MARKET TRENDS

Silicon Breaks Apart as Chiplets Take Center Stage

Growing AI demand is pushing Intel, AMD and Google toward modular chiplet chip designs for faster and more flexible data-centre processors

5 Mar 2026

Intel logo displayed at semiconductor industry event

A shift in semiconductor design is gaining pace as large cloud providers seek new ways to power expanding artificial intelligence workloads. Demand from companies running vast data centres is accelerating interest in processors built from modular components known as “chiplets”, an approach that could reshape how advanced AI chips are designed and produced.

For decades most processors were manufactured as a single piece of silicon. The model delivered predictable performance but is becoming harder to sustain as manufacturing costs rise and AI systems require larger and more complex chips.

Chiplets offer an alternative architecture. Instead of building a single monolithic processor, engineers assemble several smaller silicon components within one package. Each chiplet performs a specific role, allowing designers to combine computing, memory and connectivity modules in different configurations.

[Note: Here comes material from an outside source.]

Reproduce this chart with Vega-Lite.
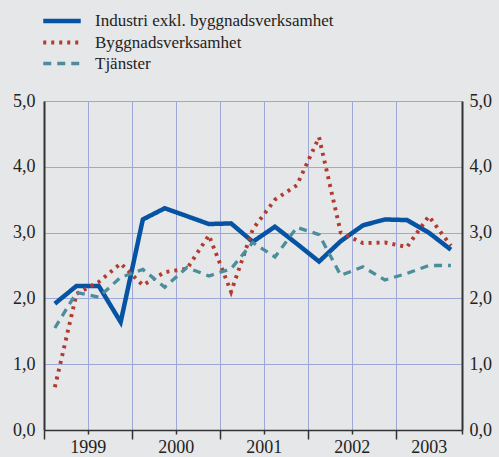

The approach has gained momentum as hyperscale cloud providers look for hardware that better matches the needs of their AI infrastructure. Companies running large AI platforms increasingly want processors tailored to their workloads rather than relying solely on standard designs. Chiplet architectures allow specialised components to be developed separately and integrated into a unified processor.

Large semiconductor groups have begun to organise their strategies around the model. Intel has promoted open standards intended to allow chiplets from different suppliers to operate together. The effort is being coordinated through the Universal Chiplet Interconnect Express consortium, chaired by Intel executive Debendra Das Sharma.

Other companies have already applied the concept in commercial products. AMD has used chiplet-based architectures in its server processors for several years, a move that has helped improve manufacturing efficiency while scaling performance for data-centre customers.

Cloud providers themselves are also becoming more active chip designers. Google continues to invest in custom processors designed for its AI workloads, reflecting a broader trend among large technology companies seeking tighter control over the hardware used in their infrastructure.

Several obstacles remain before a fully open chiplet ecosystem emerges. Industry groups are still working on interoperability standards, while intellectual property concerns could slow collaboration between suppliers.

Even so, the direction of travel is increasingly clear. As AI demand drives larger and more specialised computing systems, modular chiplet architectures are emerging as a central feature of the semiconductor industry’s next phase.